The egg retrieval is usually done in the morning. I am speculating here but I think they choose the morning so the embryologists have time during the day to analyze the eggs right after retrieval and because the anesthesiologist turn into vampires in the afternoon (just kidding). During the procedure, the gentleman is asked to provide a sperm sample for fertilization. At California IVF, they ask the guys to come in a couple days before to give a sample in case there are difficulties the day of.
Like I said in my previous post, the woman is sedated through the procedure. The needle is inserted and an ultrasound is used to guide it to the ovaries. Eggs are aspirated and handed over to the embryologists to start the process.
The first step in the laboratory is to check for the best looking sperm and the most mature eggs.
They place the best of both in a petri dish and let them “mingle.” It’s funny because the term “test tube babies” has been used to describe the miraculous results of IVF but petri dishes are used – not test tubes. Anyways, the embryologists place the dishes in a warm, well-controlled environment to foster growth and usually don’t check on them until Day 3. The reason why they leave them alone is because too much movement/manipulation can hinder the process. (There is also ICSI – where they many inject a sperm into an egg – but I will explain that in another post.)
Most places I believe wait until Day 5-6 (sometimes 7), when the embryo reaches blastocyst stage, before freezing and/or embryo transfer.

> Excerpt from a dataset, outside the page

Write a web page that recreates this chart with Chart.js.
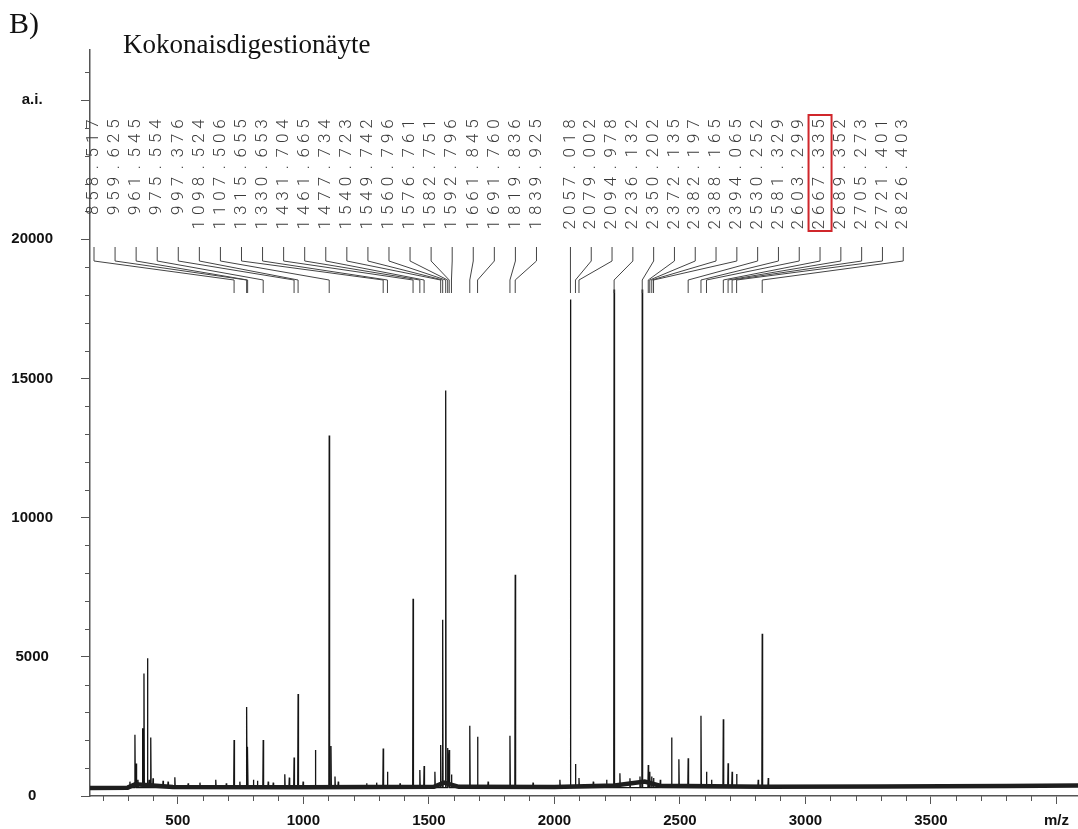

Blastocysts usually have too many cells to count and have other distinctive features the embryologist looks for. These features add in grading which I spoke about in my previous post. A lot of articles I read said embryologists use an alphabet grading system at the blastocyst stage but at California IVF, they spoke to us in terms of I-IV (I being the highest and 4 the lowest they will transfer).
The Fresh Embryo Transfer can happen at this stage. The woman is usually taking additional medication to add in lining production. I never did a fresh transfer because with the first egg retrieval, we chose to do genetic testing. With the next two retrievals, I needed to let my body rest since we did two retrievals back-to-back (which I don’t recommend). I will go into embryo transfers and genetic testing in a future post.